▶ [Aim of the exercise]: Print, exactly as they stand, the lines from the start of the listing to the line containing "from matplotlib.offsetbox import", inclusive.

▶ [Supplied information]:
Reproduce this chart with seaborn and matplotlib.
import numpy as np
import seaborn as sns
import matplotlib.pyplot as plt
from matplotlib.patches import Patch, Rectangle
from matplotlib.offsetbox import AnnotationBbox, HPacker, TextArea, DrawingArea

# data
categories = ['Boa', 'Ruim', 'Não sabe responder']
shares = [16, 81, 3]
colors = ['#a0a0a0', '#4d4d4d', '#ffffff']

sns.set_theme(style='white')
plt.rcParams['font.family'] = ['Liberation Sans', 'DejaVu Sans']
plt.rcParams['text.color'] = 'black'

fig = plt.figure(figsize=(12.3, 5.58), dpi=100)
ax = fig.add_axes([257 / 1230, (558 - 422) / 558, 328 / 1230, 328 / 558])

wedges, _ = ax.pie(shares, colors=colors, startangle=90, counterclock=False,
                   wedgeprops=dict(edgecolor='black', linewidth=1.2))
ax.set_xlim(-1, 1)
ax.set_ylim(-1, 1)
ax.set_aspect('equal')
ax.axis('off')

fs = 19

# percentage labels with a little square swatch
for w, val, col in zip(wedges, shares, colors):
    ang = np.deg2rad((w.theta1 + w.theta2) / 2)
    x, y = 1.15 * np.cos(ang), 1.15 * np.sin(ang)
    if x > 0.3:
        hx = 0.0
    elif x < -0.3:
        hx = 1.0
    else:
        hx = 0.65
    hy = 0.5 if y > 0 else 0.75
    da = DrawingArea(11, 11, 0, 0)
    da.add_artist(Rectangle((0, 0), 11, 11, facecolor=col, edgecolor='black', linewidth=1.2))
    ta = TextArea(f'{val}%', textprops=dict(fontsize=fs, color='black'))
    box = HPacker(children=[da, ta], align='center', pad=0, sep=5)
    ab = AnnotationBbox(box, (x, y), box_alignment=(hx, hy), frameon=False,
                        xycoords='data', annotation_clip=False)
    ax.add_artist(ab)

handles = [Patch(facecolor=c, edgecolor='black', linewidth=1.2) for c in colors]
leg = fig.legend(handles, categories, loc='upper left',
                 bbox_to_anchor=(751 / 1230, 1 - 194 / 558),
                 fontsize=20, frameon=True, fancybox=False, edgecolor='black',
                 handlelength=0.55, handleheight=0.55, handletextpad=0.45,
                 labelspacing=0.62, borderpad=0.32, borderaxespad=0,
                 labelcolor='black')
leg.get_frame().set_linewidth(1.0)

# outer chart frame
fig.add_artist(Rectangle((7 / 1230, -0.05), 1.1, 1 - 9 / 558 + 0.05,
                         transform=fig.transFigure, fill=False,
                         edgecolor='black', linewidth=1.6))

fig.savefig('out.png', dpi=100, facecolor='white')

▶ [The solution]:
Reproduce this chart with seaborn and matplotlib.
import numpy as np
import seaborn as sns
import matplotlib.pyplot as plt
from matplotlib.patches import Patch, Rectangle
from matplotlib.offsetbox import AnnotationBbox, HPacker, TextArea, DrawingArea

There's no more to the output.